A: TM-21 is designed for LED packages, arrays, and modules tested per LM-80, using a simple exponential decay function (Φ(t)/Φ₀ = α exp(-βt) + γ). It assumes a single degradation mechanism (e.g., thermal-activated lumen depreciation). TM-28, applicable to LM-84 data for luminaires and high-power LEDs, uses a dual-decay model to account for both short-term thermal transient effects (e.g., phosphor saturation) and long-term chemical degradation (e.g., encapsulant yellowing). Engineers should use TM-21 for component-level qualification (e.g., SMD LEDs) and TM-28 for complete luminaire systems where multiple failure mechanisms interact. LISUN’s LEDLM-84PL automatically selects the appropriate model based on test mode (constant current or pulsed) and test duration.
Q5: How does LISUN ensure traceability and calibration compliance for regulatory audits?

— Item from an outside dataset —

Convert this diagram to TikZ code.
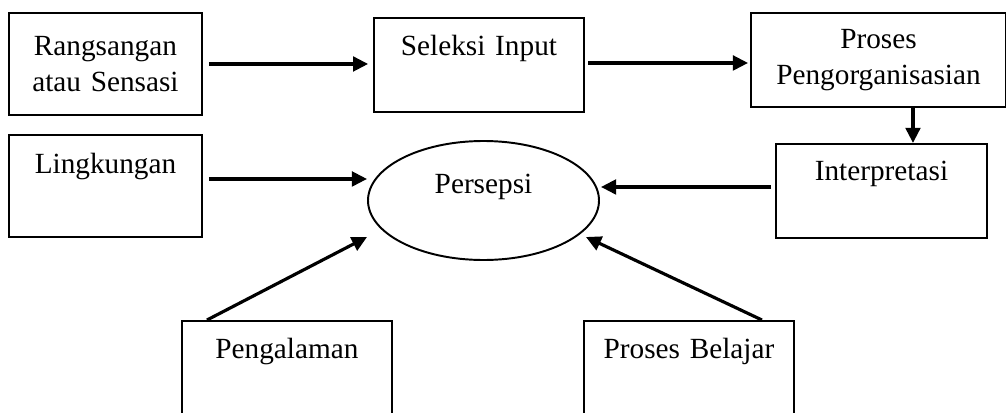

A: LISUN provides NIST-traceable calibration certificates for all photometric sensors (photometers, spectroradiometers) and temperature chamber controllers. Each LEDLM-80PL and LEDLM-84PL system ships with calibration data for the integrating sphere’s spectral response (per CIE 127) and photometer’s f1′ value (typically <3% deviation). During operation, the software logs calibration dates and flags any sensor drift beyond permissible tolerances (e.g., ±2% for luminous flux readings). For IEC 17025 audits, the system generates comprehensive audit trails, including timestamps, operator IDs, test parameter changes, and raw data backups—ensuring full traceability for regulatory submissions to Energy Star, DLC, or automotive OEMs.